* **Task brief**: Beginning with the first line, set down every line through the one containing "plt.rcParams['font.family'] = ['Lato', 'DejaVu", exactly as it appears, but not the pictures.

───── Collected data ─────

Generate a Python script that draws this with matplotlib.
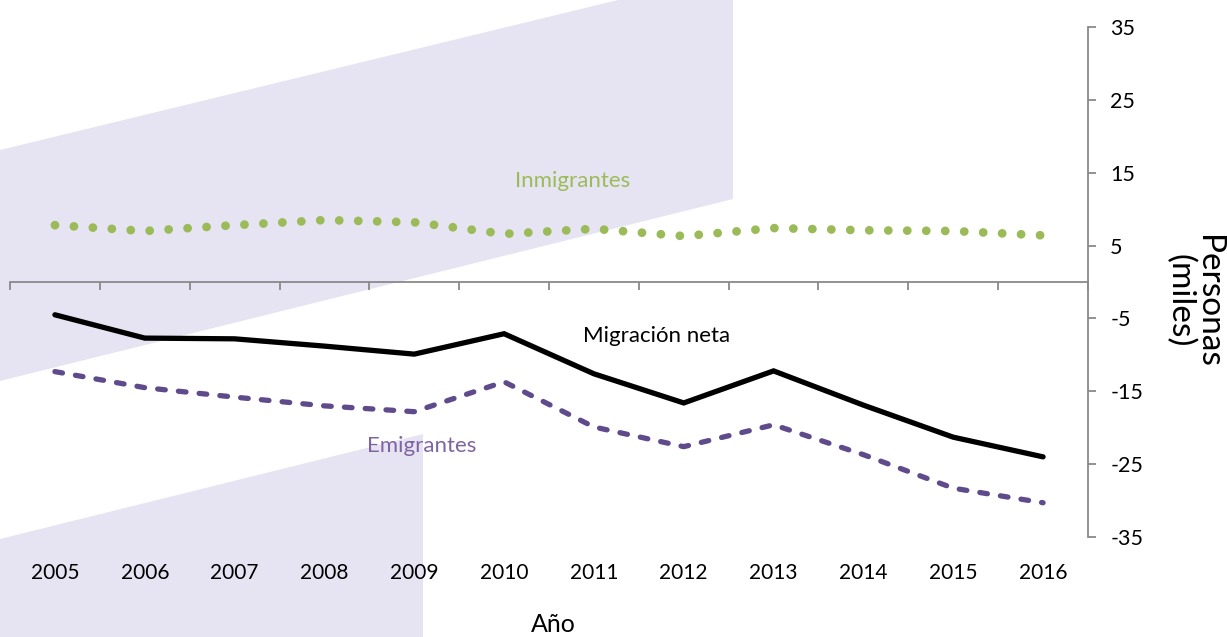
import matplotlib
matplotlib.use("Agg")
import matplotlib.pyplot as plt
from matplotlib.patches import Polygon
from matplotlib.transforms import blended_transform_factory

plt.rcParams['font.family'] = ['Lato', 'DejaVu Sans']

# data (miles de personas)
years = ["2005", "2006", "2007", "2008", "2009", "2010",
         "2011", "2012", "2013", "2014", "2015", "2016"]
inmigrantes = [7.8, 7.0, 7.8, 8.5, 8.2, 6.6, 7.3, 6.3, 7.4, 7.1, 7.0, 6.4]
emigrantes = [-12.3, -14.5, -15.8, -17.0, -17.8, -13.7,
              -19.9, -22.6, -19.6, -23.7, -28.3, -30.3]
neta = [-4.5, -7.7, -7.8, -8.8, -9.9, -7.1,
        -12.6, -16.6, -12.2, -16.9, -21.3, -24.0]
yticks = [35, 25, 15, 5, -5, -15, -25, -35]

W, H = 1227, 637
fig = plt.figure(figsize=(W / 100, H / 100), dpi=100)

def px(x, y):
    # pixel position -> figure fraction
    return (x / W, 1 - y / H)

# lavender background bands
lav = "#E6E4F2"
top_band = [px(0, 150), px(618, 0), px(733, 0), px(733, 199), px(0, 381)]
low_band = [px(0, 539), px(423, 434), px(423, 637), px(0, 637)]
for pts in (top_band, low_band):
    fig.add_artist(Polygon(pts, closed=True, facecolor=lav, edgecolor="none",
                           transform=fig.transFigure, zorder=-5))

ax = fig.add_axes([10 / W, 1 - 537 / H, 1078 / W, 510 / H])
ax.patch.set_visible(False)

x = list(range(len(years)))
ax.plot(x, inmigrantes, color="#9BBB59", lw=6.3, linestyle=(0, (0.01, 2.16)),
        dash_capstyle="round", zorder=3)
ax.plot(x, emigrantes, color="#5F4B8B", lw=3.8, linestyle=(0, (1.45, 2.5)),
        dash_capstyle="round", zorder=3)
ax.plot(x, neta, color="black", lw=3.8, solid_capstyle="round",
        solid_joinstyle="miter", zorder=4)

ax.set_xlim(-0.5, len(years) - 0.5)
ax.set_ylim(-35, 35)

# spines: horizontal axis at zero, value axis on the right
ax.spines["left"].set_visible(False)
ax.spines["top"].set_visible(False)
ax.spines["bottom"].set_position(("data", 0))
ax.spines["bottom"].set_color("#898989")
ax.spines["right"].set_color("#898989")
ax.spines["bottom"].set_linewidth(1.3)
ax.spines["right"].set_linewidth(1.3)

ax.set_xticks([i - 0.5 for i in range(len(years) + 1)])
ax.set_xticklabels([])
ax.tick_params(axis="x", direction="out", length=6, width=1.3, color="#898989")

ax.yaxis.tick_right()
ax.set_yticks(yticks)
ax.set_yticklabels([str(v) for v in yticks])
ax.tick_params(axis="y", direction="out", length=6, width=1.3, color="#898989",
               labelsize=15.5, pad=10)

# year labels at the bottom
trans = blended_transform_factory(ax.transData, fig.transFigure)
for i, yr in enumerate(years):
    ax.text(i, 1 - 573 / H, yr, transform=trans, ha="center", va="center",
            fontsize=15)

fig.text(553 / W, 1 - 625 / H, "Año", ha="center", va="center", fontsize=18)
fig.text(1194 / W, 1 - 301 / H, "Personas\n(miles)", rotation=-90,
         ha="center", va="center", multialignment="center", fontsize=24,
         linespacing=0.92)

# series labels
fig.text(573 / W, 1 - 181 / H, "Inmigrantes", color="#9BBB59",
         ha="center", va="center", fontsize=16)
fig.text(657 / W, 1 - 336 / H, "Migración neta", color="black",
         ha="center", va="center", fontsize=16)
fig.text(422 / W, 1 - 446 / H, "Emigrantes", color="#8064A2",
         ha="center", va="center", fontsize=16)

fig.savefig("out.png", dpi=100)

─────

* **Exercise output**:
Generate a Python script that draws this with matplotlib.
import matplotlib
matplotlib.use("Agg")
import matplotlib.pyplot as plt
from matplotlib.patches import Polygon
from matplotlib.transforms import blended_transform_factory

plt.rcParams['font.family'] = ['Lato', 'DejaVu Sans']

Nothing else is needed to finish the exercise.